Adding Functionality to Apache NiFi
Also available as:
PDF
loading table of contents...

Reporting Processor Activity

Processors are responsible for reporting their activity so that users are able to understand what happens to their data. Processors should log events via the ComponentLog, which is accessible via the InitializationContext or by calling the getLogger method of AbstractProcessor.

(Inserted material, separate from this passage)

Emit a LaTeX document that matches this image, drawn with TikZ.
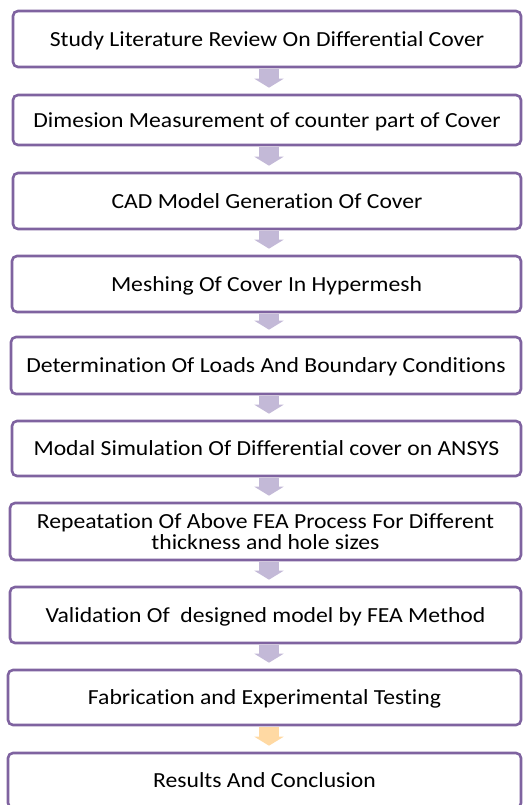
\documentclass[tikz,border=0pt]{standalone}
\usepackage{graphicx}
\usepackage{fontspec}
\setmainfont[RawFeature=-liga]{Carlito}
\usetikzlibrary{arrows.meta}
\definecolor{boxline}{HTML}{7F63A0}
\definecolor{lilac}{HTML}{C3B9D7}
\definecolor{peach}{HTML}{FFD9A3}
\tikzset{
  stepbox/.style={draw=boxline, line width=2.6pt, rounded corners=5pt, fill=white,
    inner sep=0pt, font=\fontsize{21.5}{21.5}\selectfont},
  flow/.style={line width=20pt, draw=#1, -{Triangle[width=29pt,length=9pt]},
    shorten <=1pt, shorten >=6pt},
  flow/.default=lilac
}
% slightly widened label text, set a little below the box centre
\newcommand\steptext[1]{\raisebox{-3pt}[\height][\depth]{\scalebox{1.1}[1]{\begin{tabular}{@{}c@{}}#1\end{tabular}}}}
\begin{document}
\begin{tikzpicture}[x=1pt,y=-1pt]
\useasboundingbox (0,0) rectangle (523,805);
\clip (0,0) rectangle (523,805);
% box(name, left, right, top, bottom, text)
\newcommand\flowbox[6]{%
  \node[stepbox, minimum width={#3-#2}, minimum height={#5-#4}]
    (#1) at ({(#2+#3)/2},{(#4+#5)/2}) {\steptext{#6}};}
\flowbox{s1}{13}{521}{11}{67}{Study Literature Review On Differential Cover}
\flowbox{s2}{13}{521}{95}{145}{Dimesion Measurement of counter part of Cover}
\flowbox{s3}{13}{521}{173}{229}{CAD Model Generation Of Cover}
\flowbox{s4}{12}{521}{256}{312}{Meshing Of Cover In Hypermesh}
\flowbox{s5}{11}{521}{337}{394}{Determination Of Loads And Boundary Conditions}
\flowbox{s6}{12}{521}{421}{476}{Modal Simulation Of Differential cover on ANSYS}
\flowbox{s7}{10}{521}{503}{560}{Repeatation Of Above FEA Process For Different\\thickness and hole sizes}
\flowbox{s8}{10}{521}{587}{643}{Validation Of \ designed model by FEA Method}
\flowbox{s9}{8}{521}{670}{725}{Fabrication and Experimental Testing}
\flowbox{s10}{8}{521}{753}{808}{Results And Conclusion}
% arrows between consecutive steps
\foreach \a/\b in {s1/s2,s2/s3,s3/s4,s4/s5,s5/s6,s6/s7,s7/s8,s8/s9}
  \draw[flow] (\a.south -| 269,0) -- (\b.north -| 269,0);
\draw[flow=peach] (s9.south -| 269,0) -- (s10.north -| 269,0);
\end{tikzpicture}
\end{document}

Additionally, Processors should use the ProvenanceReporter interface, obtained via the ProcessSession's getProvenanceReporter method. The ProvenanceReporter should be used to indicate any time that content is received from an external source or sent to an external location. The ProvenanceReporter also has methods for reporting when a FlowFile is cloned, forked, or modified, and when multiple FlowFiles are merged into a single FlowFile as well as associating a FlowFile with some other identifier. However, these functions are less critical to report, as the framework is able to detect these things and emit appropriate events on the Processor's behalf. Yet, it is a best practice for the Processor developer to emit these events, as it becomes explicit in the code that these events are being emitted, and the developer is able to provide additional details to the events, such as the amount of time that the action took or pertinent information about the action that was taken. If the Processor emits an event, the framework will not emit a duplicate event. Instead, it always assumes that the Processor developer knows what is happening in the context of the Processor better than the framework does. The framework may, however, emit a different event. For example, if a Processor modifies both the content of a FlowFile and its attributes and then emits only an ATTRIBUTES_MODIFIED event, the framework will emit a CONTENT_MODIFIED event. The framework will not emit an ATTRIBUTES_MODIFIED event if any other event is emitted for that FlowFile (either by the Processor or the framework). This is due to the fact that all Provenance Events know about the attributes of the FlowFile before the event occurred as well as those attributes that occurred as a result of the processing of that FlowFile, and as a result the ATTRIBUTES_MODIFIED is generally considered redundant and would result in a rendering of the FlowFile lineage being very verbose. It is, however, acceptable for a Processor to emit this event along with others, if the event is considered pertinent from the perspective of the Processor.